WRITTEN INSTRUCTION
Copy out the listing that follows, exact in every word, and skip the images.

::: INFORMATION PROVIDED :::

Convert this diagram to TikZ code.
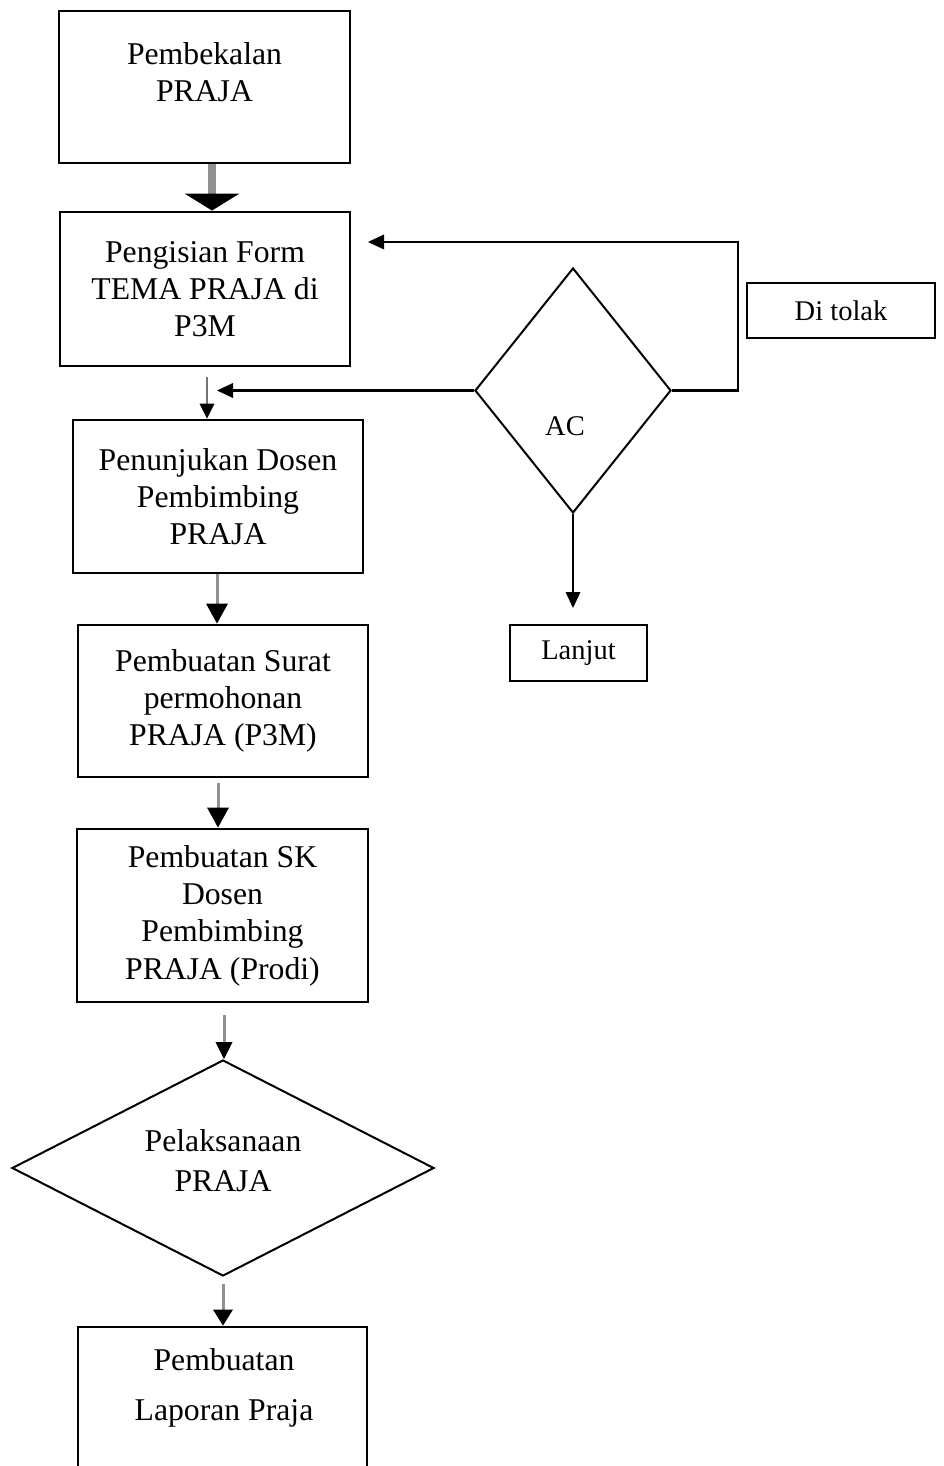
\documentclass[tikz,border=0pt]{standalone}
\usepackage{fontspec}
\setmainfont{Liberation Serif}
\usetikzlibrary{arrows.meta,shapes.geometric}
\definecolor{shaft}{RGB}{145,145,145}
\tikzset{
  mainfont/.style={font=\fontsize{31.7}{37.3}\selectfont},
  smallfont/.style={font=\fontsize{28.5}{33}\selectfont},
  box/.style={draw=black, line width=2.9pt, rectangle, mainfont, align=center, inner sep=0pt},
  smallbox/.style={draw=black, line width=2pt, rectangle, smallfont, inner sep=0pt},
  dec/.style={draw=black, shape=diamond, line width=2pt, inner sep=0pt},
  label/.style={mainfont, align=center, inner sep=0pt},
  flow/.style 2 args={draw=shaft, line width=3pt, -{Triangle[length=#1, width=#2, line width=0pt, color=black]}},
  link/.style={draw=black, line width=2.2pt, -{Triangle[length=16pt, width=15pt, line width=0pt]}},
}
\begin{document}
\begin{tikzpicture}[x=1pt,y=-1pt]
\useasboundingbox (0,0) rectangle (944,1466);
\clip (0,0) rectangle (944,1466);

% boxes
\node[box, minimum width=291pt, minimum height=152pt] (b1) at (204.5,87) {};
\node[label] (t1) at (204.5,72) {Pembekalan\\PRAJA};
\node[box, minimum width=290pt, minimum height=154pt] (b2) at (205,289) {Pengisian Form\\TEMA PRAJA di\\P3M};
\node[box, minimum width=290pt, minimum height=153pt] (b3) at (218,496.5) {Penunjukan Dosen\\Pembimbing\\PRAJA};
\node[box, minimum width=290pt, minimum height=152pt] (b4) at (223,701) {Pembuatan Surat\\permohonan\\PRAJA (P3M)};
\node[box, minimum width=291pt, minimum height=173pt] (b5) at (222.5,915.5) {Pembuatan SK\\Dosen\\Pembimbing\\PRAJA (Prodi)};
\node[box, minimum width=289pt, minimum height=180pt] (b6) at (222.5,1417) {};
\node[label] (t6) at (224,1388) {Pembuatan\\[12.7pt]Laporan Praja};

% decision AC
\node[dec, minimum width=196pt, minimum height=245pt] (ac) at (573,390.5) {};
\node[smallfont, inner sep=0pt] (tac) at (565,426) {AC};
\node[smallbox, minimum width=188pt, minimum height=55pt] (tolak) at (841,310.5) {Di tolak};
\node[smallbox, minimum width=137pt, minimum height=56pt] (lanjut) at (578.5,653) {Lanjut};

% decision Pelaksanaan
\node[dec, minimum width=422pt, minimum height=216pt] (pel) at (223,1168) {};
\node[label] (tpel) at (223,1161) {Pelaksanaan\\[2.7pt]PRAJA};

% free ends
\coordinate (e1) at (217,0);
\coordinate (rt) at (738,242);
\coordinate (e2) at (368,242);
\coordinate (e3) at (0,608);

% main flow arrows
\draw[draw=shaft, line width=8pt, -{Triangle[length=17pt, width=55pt, line width=0pt, color=black]}] ([xshift=7.5pt]b1.south) -- ([xshift=7pt]b2.north);
\draw[draw=shaft!80!black, line width=2pt, shorten <=10pt, -{Triangle[length=15pt, width=15pt, line width=0pt, color=black]}] ([xshift=2pt]b2.south) -- ([xshift=-11pt]b3.north);
\draw[flow={20pt}{22pt}] ([xshift=-1pt]b3.south) -- ([xshift=-6pt]b4.north);
\draw[flow={20pt}{22pt}, shorten <=5pt] ([xshift=-5pt]b4.south) -- ([xshift=-4.5pt]b5.north);
\draw[flow={17pt}{17pt}, shorten <=12pt] ([xshift=1.5pt]b5.south) -- ([xshift=1pt]pel.north);
\draw[flow={16pt}{20pt}, shorten <=7pt] (pel.south) -- ([xshift=0.5pt]b6.north);

% AC connectors
\draw[link] (ac.west) -- (ac.west -| e1);
\draw[link] (ac.east) -| (rt) -- (e2);
\draw[link] (ac.south) -- (ac.south |- e3);
\end{tikzpicture}
\end{document}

:::

SOLUTION TO THIS TASK
Convert this diagram to TikZ code.
\documentclass[tikz,border=0pt]{standalone}
\usepackage{fontspec}
\setmainfont{Liberation Serif}
\usetikzlibrary{arrows.meta,shapes.geometric}
\definecolor{shaft}{RGB}{145,145,145}
\tikzset{
  mainfont/.style={font=\fontsize{31.7}{37.3}\selectfont},
  smallfont/.style={font=\fontsize{28.5}{33}\selectfont},
  box/.style={draw=black, line width=2.9pt, rectangle, mainfont, align=center, inner sep=0pt},
  smallbox/.style={draw=black, line width=2pt, rectangle, smallfont, inner sep=0pt},
  dec/.style={draw=black, shape=diamond, line width=2pt, inner sep=0pt},
  label/.style={mainfont, align=center, inner sep=0pt},
  flow/.style 2 args={draw=shaft, line width=3pt, -{Triangle[length=#1, width=#2, line width=0pt, color=black]}},
  link/.style={draw=black, line width=2.2pt, -{Triangle[length=16pt, width=15pt, line width=0pt]}},
}
\begin{document}
\begin{tikzpicture}[x=1pt,y=-1pt]
\useasboundingbox (0,0) rectangle (944,1466);
\clip (0,0) rectangle (944,1466);

% boxes
\node[box, minimum width=291pt, minimum height=152pt] (b1) at (204.5,87) {};
\node[label] (t1) at (204.5,72) {Pembekalan\\PRAJA};
\node[box, minimum width=290pt, minimum height=154pt] (b2) at (205,289) {Pengisian Form\\TEMA PRAJA di\\P3M};
\node[box, minimum width=290pt, minimum height=153pt] (b3) at (218,496.5) {Penunjukan Dosen\\Pembimbing\\PRAJA};
\node[box, minimum width=290pt, minimum height=152pt] (b4) at (223,701) {Pembuatan Surat\\permohonan\\PRAJA (P3M)};
\node[box, minimum width=291pt, minimum height=173pt] (b5) at (222.5,915.5) {Pembuatan SK\\Dosen\\Pembimbing\\PRAJA (Prodi)};
\node[box, minimum width=289pt, minimum height=180pt] (b6) at (222.5,1417) {};
\node[label] (t6) at (224,1388) {Pembuatan\\[12.7pt]Laporan Praja};

% decision AC
\node[dec, minimum width=196pt, minimum height=245pt] (ac) at (573,390.5) {};
\node[smallfont, inner sep=0pt] (tac) at (565,426) {AC};
\node[smallbox, minimum width=188pt, minimum height=55pt] (tolak) at (841,310.5) {Di tolak};
\node[smallbox, minimum width=137pt, minimum height=56pt] (lanjut) at (578.5,653) {Lanjut};

% decision Pelaksanaan
\node[dec, minimum width=422pt, minimum height=216pt] (pel) at (223,1168) {};
\node[label] (tpel) at (223,1161) {Pelaksanaan\\[2.7pt]PRAJA};

% free ends
\coordinate (e1) at (217,0);
\coordinate (rt) at (738,242);
\coordinate (e2) at (368,242);
\coordinate (e3) at (0,608);

% main flow arrows
\draw[draw=shaft, line width=8pt, -{Triangle[length=17pt, width=55pt, line width=0pt, color=black]}] ([xshift=7.5pt]b1.south) -- ([xshift=7pt]b2.north);
\draw[draw=shaft!80!black, line width=2pt, shorten <=10pt, -{Triangle[length=15pt, width=15pt, line width=0pt, color=black]}] ([xshift=2pt]b2.south) -- ([xshift=-11pt]b3.north);
\draw[flow={20pt}{22pt}] ([xshift=-1pt]b3.south) -- ([xshift=-6pt]b4.north);
\draw[flow={20pt}{22pt}, shorten <=5pt] ([xshift=-5pt]b4.south) -- ([xshift=-4.5pt]b5.north);
\draw[flow={17pt}{17pt}, shorten <=12pt] ([xshift=1.5pt]b5.south) -- ([xshift=1pt]pel.north);
\draw[flow={16pt}{20pt}, shorten <=7pt] (pel.south) -- ([xshift=0.5pt]b6.north);

% AC connectors
\draw[link] (ac.west) -- (ac.west -| e1);
\draw[link] (ac.east) -| (rt) -- (e2);
\draw[link] (ac.south) -- (ac.south |- e3);
\end{tikzpicture}
\end{document}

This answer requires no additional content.